SPLOST has been collected since 1985 and has been approved by voters every six years. Now it’s time for SPLOST 7 and again, voters will decide if the tax will continue to be collected after 2020.
“You’re paying one penny on every dollar that you spend and that one penny is being used to fund capital projects that benefit our community,” said Daphanie Williams Special Project Coordinator for the Savannah City Manager’s Office.
From park and drainage improvements to even bigger projects, Williams says most municipal governments are big fans of the little tax.
“Actually, since 1985 SPLOST has provided funding for over 300 projects You may be familiar with the new Cultural Arts Center located in the downtown area and most recently we had a groundbreaking event for our latest project to date and that’s our new arena project,” she said.
Williams says most local governments have improved communities with SPLOST because the tax provides them with a funding source for projects they probably wouldn’t be able to build or fund otherwise.
“So we’re very fortunate in order to have SPLOST as a means of funding mechanism in order to support these projects that we could or may not otherwise be able to do so out of our normal budget,” she said.
However, every six years taxpayers do have their say. On the ballot this year in Chatham County, you will see a “Yes or No” question on whether to approve another round of the penny tax. If approved, the city of Savannah is already earmarking projects for SPLOST 7. Williams says they have identified about 23 new projects worth up to $155 million, which includes new and large drainage projects in several westside canals as well as a plan that would require up to $10 million to buy and restore blighted properties.

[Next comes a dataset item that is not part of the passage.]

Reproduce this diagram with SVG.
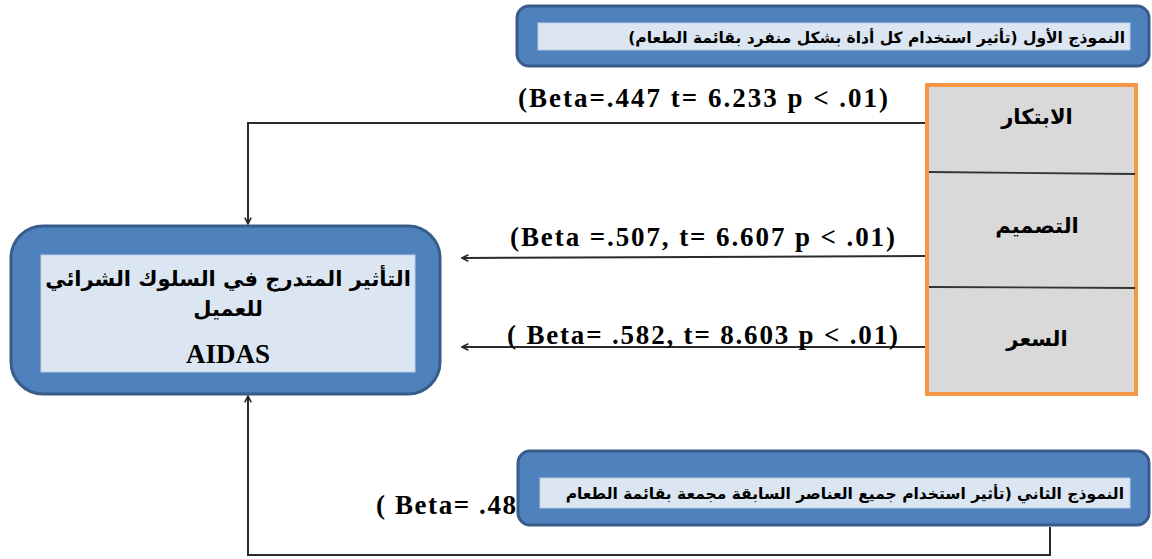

She does recognize some people may not like the tax but says about “40 percent of SPLOST dollars come from people who do not even live in the city of Savannah.”
Chatham County actually collects the tax and then disburses it to local governments. In addition to the city of Savannah, others throughout the county have identified projects that over the years have been built with SPLOST dollars.
For example, Tybee city officials recently provided information SPLOST projects totally up to $4 million that they hope to be funded by the new round of the penny tax. Those projects include public safety facilities and equipment, road and drainage improvements, water and sewer infrastructure and new recreation facilities.